Monthly Archives: January 2017

False positives

There are sometimes false positives. Some words should remain untranslated, notably proper names. Interestingly, it is due to the fact that the english word ‘transport’ is the same in french: transport (fr) = transport (en) = trasportu (co).

Proper noun elision

Testing #machine translation now facing new elision problem:

Riventosa (fr) = A Riventosa(co)
proper noun (fr) = definite article + proper noun (co)
it should read: in u paese di A Riventosa (without elision)
Elision rules are not trivial:
le village d’Arbellara (fr) = the village of Arbellara, should be translated as:
u paese d’Arbellara (with elision)

Adjective accordance

Rule-based translation : adjective accordance : interesting stuff:
sur les réseaux japonais et américain (fr) = annantu à e rete sgiappunesa è americana (co) = on the japanese and american networks (en)
noun (networks) is plural but adjectives (japanese and american) are singular

The excerpt refers to the ‘single) japanese network and the (single) american network
I guess (to be confirmed?) that the following sentence is ambiguous in english:
‘the japanese and american networks’: are there one or several japanese network(s)?
are there one or several american network(s)?

Gender reversal

Now handling gender reversal:

– mer (FR, feminine) = sea (EN) = mare (CO, masculine)
– saveur (FR, feminine) = flavor (EN) = sapore (CO, masculine)
– liqueur (FR, feminine) = liquor (EN) = licore (CO, masculine)
‘c’est une bonne liqueur’ (FR) = ‘it is a good liquor’ (EN) = hè un bonu licore (CO) requires gender reversal of : definite article ‘un’ (instead of ‘una‘) + adjective bonu (instead of  ‘bona‘)
‘la mer est belle’ (FR) = ‘the sea is beautiful’ (EN) = u mare hè bellu (CO) requires gender reversal of : definite article ‘u‘ (instead of ‘a‘) + adjective bellu (instead of ‘bella‘)

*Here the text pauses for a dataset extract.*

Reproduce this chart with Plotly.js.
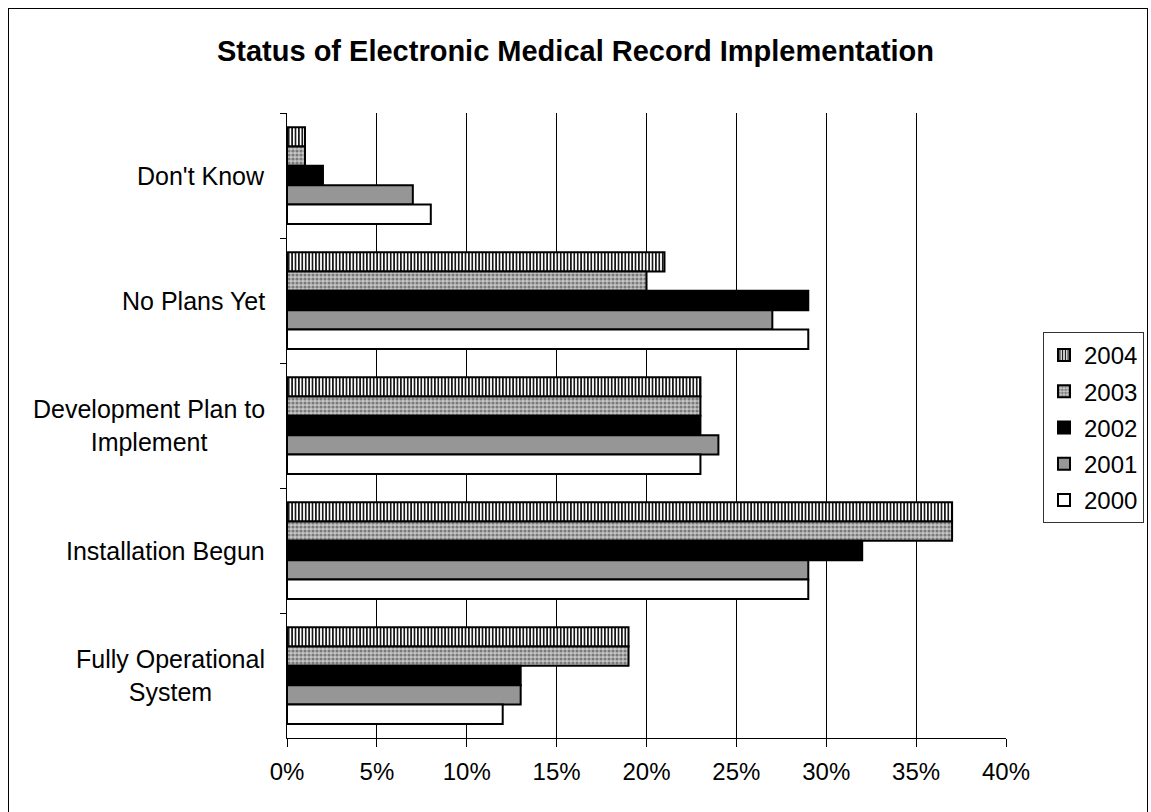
<!DOCTYPE html>
<html>
<head>
<meta charset="utf-8">
<script src="https://cdn.plot.ly/plotly-3.0.1.min.js"></script>
<style>
  html, body { margin: 0; padding: 0; background: #ffffff; }
  #wrap { position: relative; width: 1151px; height: 812px; overflow: hidden; }
  #chart { position: absolute; left: 0; top: 0; width: 1151px; height: 812px; }
  #frame { position: absolute; left: 8px; top: 8px; width: 1140px; height: 820px;
           border: 1px solid #000; box-sizing: border-box; pointer-events: none; }
</style>
</head>
<body>
<div id="wrap">
  <div id="chart"></div>
  <div id="frame"></div>
</div>
<script>
// ---- data ----
const categories = ["Don't Know", "No Plans Yet", "Development Plan to Implement", "Installation Begun", "Fully Operational System"];
const categoryLabels = ["Don't Know", "No Plans Yet", "Development Plan to<br>Implement", "Installation Begun", "Fully Operational<br>System"];
const years = ["2004", "2003", "2002", "2001", "2000"];
const values2004 = [1, 21, 23, 37, 19];
const values2003 = [1, 20, 23, 37, 19];
const values2002 = [2, 29, 23, 32, 13];
const values2001 = [7, 27, 24, 29, 13];
const values2000 = [8, 29, 23, 29, 12];
const xTickValues = [0, 5, 10, 15, 20, 25, 30, 35, 40];
const xTickLabels = ["0%", "5%", "10%", "15%", "20%", "25%", "30%", "35%", "40%"];
const chartTitle = "Status of Electronic Medical Record Implementation";

// ---- styles ----
const seriesValues = [values2004, values2003, values2002, values2001, values2000];
const seriesMarkers = [
  { color: "#ffffff", pattern: { shape: "|", fgcolor: "#000000", bgcolor: "#ffffff", size: 3.4, solidity: 0.45 } },
  { color: "#bdbdbd", pattern: { shape: ".", fgcolor: "#7a7a7a", bgcolor: "#c6c6c6", size: 4, solidity: 0.5 } },
  { color: "#000000" },
  { color: "#969696" },
  { color: "#ffffff" }
];

const traces = years.map((yr, i) => ({
  type: "bar",
  orientation: "h",
  name: yr,
  legendgroup: yr,
  x: seriesValues[i],
  y: categories,
  marker: Object.assign({ line: { color: "#000000", width: 2 } }, seriesMarkers[i]),
  hoverinfo: "x+y+name"
}));

const font = "Liberation Sans, Arial, sans-serif";

const annotations = categories.map((c, i) => ({
  xref: "paper", yref: "y",
  x: 0, y: c,
  xanchor: "right", yanchor: "middle",
  xshift: -20,
  align: "center",
  showarrow: false,
  text: categoryLabels[i],
  font: { family: font, size: 25, color: "#000000" }
}));

const layout = {
  width: 1151,
  height: 812,
  paper_bgcolor: "#ffffff",
  plot_bgcolor: "#ffffff",
  margin: { l: 287, r: 145, t: 113, b: 74, autoexpand: false },
  title: {
    text: "<b>" + chartTitle + "</b>",
    font: { family: font, size: 29, color: "#000000" },
    x: 0.5, xanchor: "center",
    y: 1 - 51 / 812, yanchor: "middle"
  },
  barmode: "group",
  bargap: 0.226,
  bargroupgap: 0,
  xaxis: {
    range: [0, 40],
    tickvals: xTickValues,
    ticktext: xTickLabels,
    showgrid: true,
    gridcolor: "#000000",
    gridwidth: 1,
    zeroline: false,
    showline: true,
    linecolor: "#000000",
    linewidth: 1,
    ticks: "outside",
    ticklen: 8,
    tickcolor: "#000000",
    ticklabelstandoff: 4,
    tickfont: { family: font, size: 24, color: "#000000" },
    fixedrange: true
  },
  yaxis: {
    type: "category",
    autorange: "reversed",
    showticklabels: false,
    showgrid: false,
    zeroline: false,
    showline: true,
    linecolor: "#000000",
    linewidth: 1,
    ticks: "outside",
    tickson: "boundaries",
    ticklen: 6,
    tickcolor: "#000000",
    fixedrange: true
  },
  showlegend: true,
  legend: {
    x: (1043 - 287) / 719,
    xanchor: "left",
    y: (738 - 332) / 625,
    yanchor: "top",
    bgcolor: "#ffffff",
    bordercolor: "#333333",
    borderwidth: 1,
    font: { family: font, size: 24, color: "#000000" },
    tracegroupgap: 2,
    itemwidth: 30
  },
  annotations: annotations
};

Plotly.newPlot("chart", traces, layout, { displayModeBar: false, staticPlot: true });
</script>
</body>
</html>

u mare hè bellu requires uppercase and should be written: U mare hè bellu.

Verbal locutions

Introducing new feature for #MachineTranslation:
some verbal locutions:
prendre d’assaut = assaltà
mettre à sac = sacchighjà
prendre au collet = incappià

Semantic disambiguation

Now considering the issue of Semantical disambiguation.
Some instances For French to Corsican are:
– ‘défense’ = sanna/difesa = tusk/defense
– ‘vol’ = bulu/furtu = flight/theft
– ‘comprend’ = capisce/cumprende = understands/comprises
– ‘palais’ = palatu/palazzu = palate/palace
– ‘expérience’ = sperienza/sperimentu = experience/experiment

Threefold ambiguity: French ‘nouvelle’

Let us mention the issue of threefold ambiguity: french ‘nouvelle’ can translate into:
nutizia‘ (‘piece of news’)
or ‘nuvella‘ (short story’)
or ‘nova‘ (‘new’)

The disambiguation between ‘nutizia‘ (‘piece of news’)
or ‘nuvella‘ (short story’) is semantic (hard)
while the disambiguation between ‘nutizia‘/’nuvella‘ (noun)
and ‘nova‘ (adjective) is grammatical (medium difficulty)

Further reflections on the definition of ‘above human level’ translation

Some further reflections on the definition of ‘above human level’ translation:
– the answer may not be based solely on the quantitative side, being of the type: ‘above 96%’, “above 97%’, ‘above 98%’, etc.
– it seems the answer should also incorporate insights from the qualitative side, i.e. not containing gross translation errors.
Semantic disambiguation errors would most oftenbe termed ‘gross errors’: for example, translating ‘défense d’éléphant’ into ‘elephant’s defense’ instead of ‘elephant’s tusk’
– to fix ideas, it could be proposed: ‘above human level’ =
above 98% AND without gross errors

Defining an instance of Feigenbaum test

Defining an instance of Feigenbaum test (from wikipedia: generally defined as a variant of the Turing test where a computer software attemps to imitate a human expert in a given field): Translating French into Corsican.
We expect 98% accuracy and lack of gross errors in order to pass this Feigenbaum test.